Studying the studies
Through this work, we can sometimes study how we study visitors. Some examples include studying visitor willingness to share sensitive, personal information in different contexts (Meyer et al., 2023), looking at how different platforms contribute to visitor data quality (Horr & Heimlich, 2018), listening to how people talk about music to better ask questions in more authentic ways (Heimlich, et al., 2015), and embedding a knowledge measure as an audience activity in a science theatre production (Heimlich et al, 2024). We also often approach our work as evaluative research where we embed measures testing theories within our evaluation work so the work supports both the formative, developmental, process, or outcome evaluation of the project and also contributes to the field through the study of the theory.
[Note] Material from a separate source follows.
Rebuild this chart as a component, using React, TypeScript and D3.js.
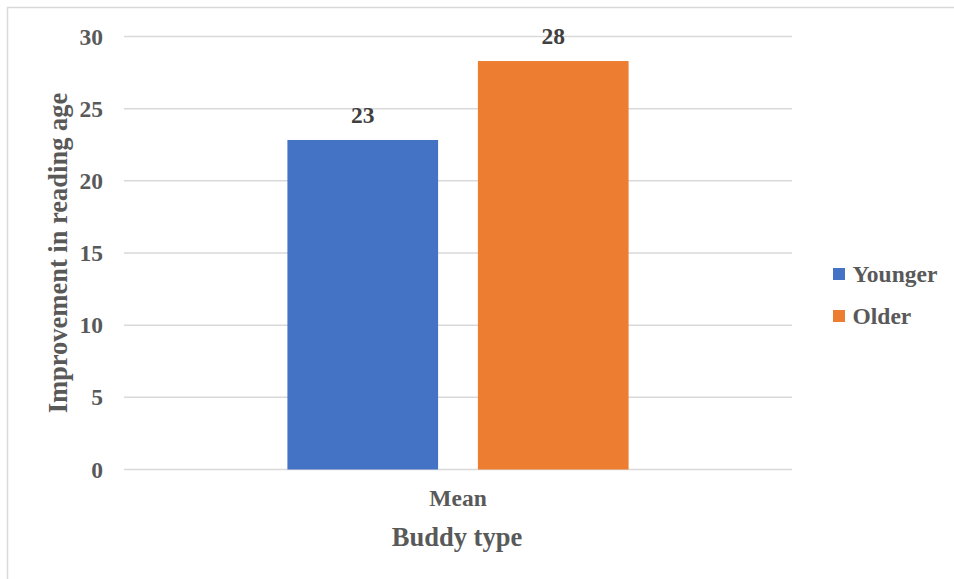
import React from "react";
import * as d3 from "d3";

const categories = ["Mean"];
const seriesNames = ["Younger", "Older"];
const seriesValues = [22.83, 28.3];
const dataLabels = ["23", "28"];
const yTicks = [0, 5, 10, 15, 20, 25, 30];
const colors = ["#4472C4", "#ED7D31"];

const W = 954;
const H = 579;
const plot = { left: 124, right: 792, top: 36.5, bottom: 469.5 };
const FONT = "'Liberation Serif', 'Times New Roman', serif";

export default function App() {
  const y = d3.scaleLinear().domain([0, 30]).range([plot.bottom, plot.top]);
  const x0 = d3.scaleBand().domain(categories).range([plot.left, plot.right]).paddingInner(0).paddingOuter(0.479);
  const x1 = d3.scaleBand().domain(seriesNames).range([0, x0.bandwidth()]).paddingInner(0.209).paddingOuter(0);

  return (
    <svg width={W} height={H} style={{ position: "absolute", left: 0, top: 0, display: "block" }}>
      <rect x={0} y={0} width={W} height={H} fill="#fff" />
      <rect x={7.5} y={7.5} width={W + 10} height={H + 10} fill="none" stroke="#d9d9d9" strokeWidth={1.5} />
      {yTicks.map((t) => (
        <g key={t}>
          <line x1={plot.left} x2={plot.right} y1={y(t)} y2={y(t)} stroke="#d9d9d9" strokeWidth={1.5} />
          <text x={103} y={y(t)} textAnchor="end" dominantBaseline="central" fontFamily={FONT} fontWeight="bold" fontSize={23.5} fill="#595959">
            {t}
          </text>
        </g>
      ))}
      {categories.map((c) => (
        <g key={c}>
          {seriesNames.map((s, i) => {
            const bx = (x0(c) as number) + (x1(s) as number);
            const bw = x1.bandwidth();
            return (
              <g key={s}>
                <rect x={bx} y={y(seriesValues[i])} width={bw} height={y(0) - y(seriesValues[i])} fill={colors[i]} />
                <text x={bx + bw / 2} y={y(seriesValues[i]) - 17} textAnchor="middle" fontFamily={FONT} fontWeight="bold" fontSize={23.5} fill="#404040">
                  {dataLabels[i]}
                </text>
              </g>
            );
          })}
          <text x={(x0(c) as number) + x0.bandwidth() / 2} y={498} textAnchor="middle" dominantBaseline="central" fontFamily={FONT} fontWeight="bold" fontSize={23.5} fill="#595959">
            {c}
          </text>
        </g>
      ))}
      <text x={457} y={537} textAnchor="middle" dominantBaseline="central" fontFamily={FONT} fontWeight="bold" fontSize={26.5} fill="#595959">
        Buddy type
      </text>
      <text transform={`translate(58,${(plot.top + plot.bottom) / 2 + 0}) rotate(-90)`} textAnchor="middle" dominantBaseline="central" fontFamily={FONT} fontWeight="bold" fontSize={26.5} fill="#595959">
        Improvement  in reading age
      </text>
      {seriesNames.map((s, i) => (
        <g key={s} transform={`translate(833,${268 + i * 42})`}>
          <rect x={0} y={0} width={12} height={12} fill={colors[i]} />
          <text x={19.5} y={6} dominantBaseline="central" fontFamily={FONT} fontWeight="bold" fontSize={23.5} fill="#595959">
            {s}
          </text>
        </g>
      ))}
    </svg>
  );
}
The importance of museums is not only the role they play in capturing moments and history but also in informing our societies about and being a crucial component of what both represents and captures our past and our present for future generations. As most of our learning occurs outside of formal education systems, museums and other cultural institutions have an important role in the learningscapes of individuals (e.g. Heimlich, 2018; Hayde et al., 2023), and informal and nonformal learning spaces are vital contributors to understanding both the visitor and the roles of these institutions in society. But of course, as with any subject involving the breadth and depth of diversity among people, the more we learn, the more we realize there is yet to be learned. When studying visitors, we know a lot, and there will always be much more we want and need to learn.